Seine Umsetzung wiederum ist alles andere als langweilig. Doch wollte der Künstler eigentlich weniger provozieren als vielmehr ironisch und humorvoll auf die Vorurteile und Klischees rund um Russland anspielen. Das Lachen bleibt jedoch bei seinem tiefschwarzen Humor oft im Hals stecken – vor allem einigen Beamten Russlands. Die Regierung verbot Mitte Juni 2013 die Ausstellung der Karikaturen in Perm. "Welcome! Sotchi 2014" wurde von offizieller Stelle als Russen-feindliche, hetzerische Propaganda bezeichnet.
Prominentes Opfer
Persönlich habe er noch keinen Ärger gehabt, erklärt Vasily Slonow. Er ist gute 40 Jahre alt, ein hagerer Mann mit graugesträhntem Rauschebart und ausgeprägter Mimik. Seine Kunst hat allerdings ein anderes Opfer gefordert. Ende Juni 2013 wurde Marat Alexandrowitsch Gelman, Direktor des Museums für moderne Kunst in Perm, fristlos entlassen, nachdem er sich über die Zensur seiner Ausstellung beschwert hatte.

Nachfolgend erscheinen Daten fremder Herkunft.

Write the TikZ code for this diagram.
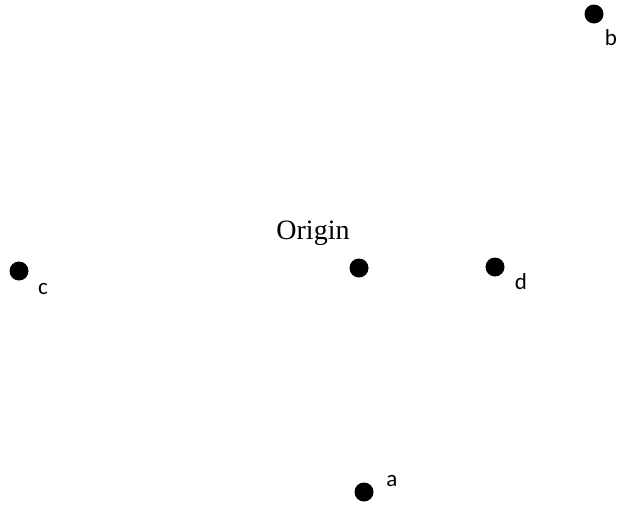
\documentclass[tikz,border=0pt]{standalone}
\usepackage{fontspec}
\setmainfont{Liberation Serif}
\newfontfamily\lblfont{Carlito}
\begin{document}
\begin{tikzpicture}[x=1pt,y=-1pt,
  pt/.style={circle,fill=black,inner sep=0pt,minimum size=19pt},
  lbl/.style={font=\lblfont\fontsize{23}{23}\selectfont,inner sep=0pt},
  ttl/.style={font=\fontsize{28}{28}\selectfont,inner sep=0pt}]
\useasboundingbox (0,0) rectangle (619,504);
\node[pt] (b) at (594,14) {};
\node[pt] (c) at (19,271) {};
\node[pt] (o) at (359,268) {};
\node[pt] (d) at (495,267) {};
\node[pt] (a) at (364,492) {};
\node[lbl] (lb) at (611,38) {b};
\node[lbl] (lc) at (43,289) {c};
\node[lbl] (ld) at (521,282) {d};
\node[lbl] (la) at (392,481) {a};
\node[ttl] (lo) at (313,233) {Origin};
\end{tikzpicture}
\end{document}
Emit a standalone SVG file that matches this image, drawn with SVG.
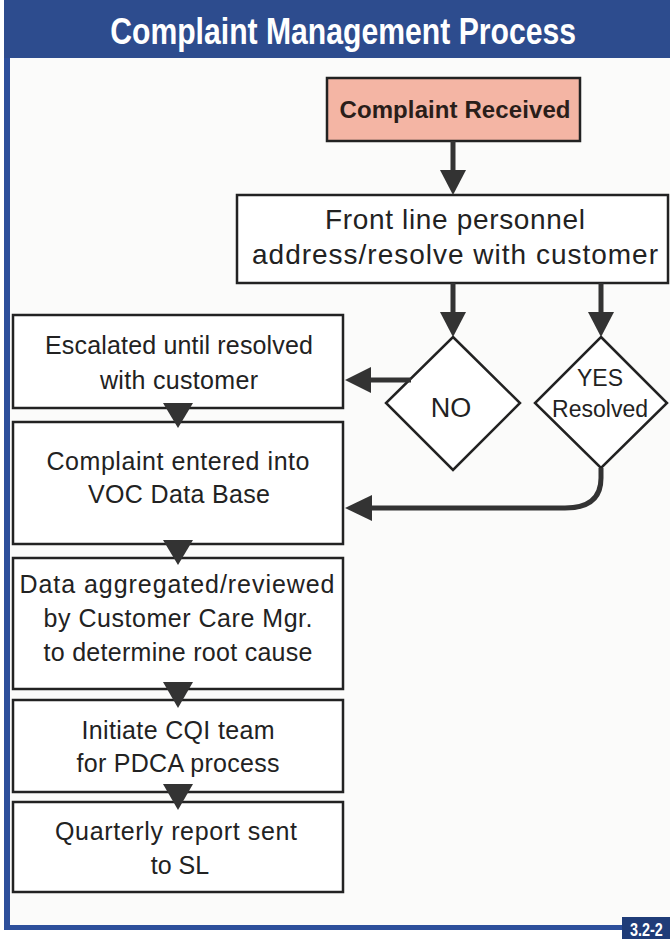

Gelman, ein renommierter Galerist und politischer Funktionär, galt lange Zeit als kremlnah, hatte in den letzten Jahren jedoch mit regierungskritischen Ausstellungen Putins Ärger auf sich gezogen. In einem juristischen Kommentar zu Gelmans Entlassung wird betont, dass der Arbeitsgeber nicht verpflichtet sei, einen Grund für die Kündigung eines Arbeitsverhältnisses anzugeben.
Mitstreiter
Mit seiner Kritik an Sotschi steht Karikaturist Vasily Slonov nicht alleine da. Sowohl innerhalb als auch außerhalb Russlands werden Stimmen gegen das Millionenprojekt laut. Korruption, explodierende Kosten und Umweltzerstörung sind nur einige der Kritikpunkte.
Der britische Schauspieler Stephen Fry rief nun mit einem offenen Brief zu einem Boykott der Olympischen Winterspiele in Sotschi auf. Er spricht sich stark gegen ein kürzlich in Russland in Kraft getretenes Gesetz aus, das Propaganda von Homosexualität mit Bußgeldern und Arrest ahndet. Dieses Gesetz soll auch für die internationalen Sportler gelten. So droht bereits beim Anstecken eines Regenbogen-Buttons eine Strafe und Ausweisung aus Russland.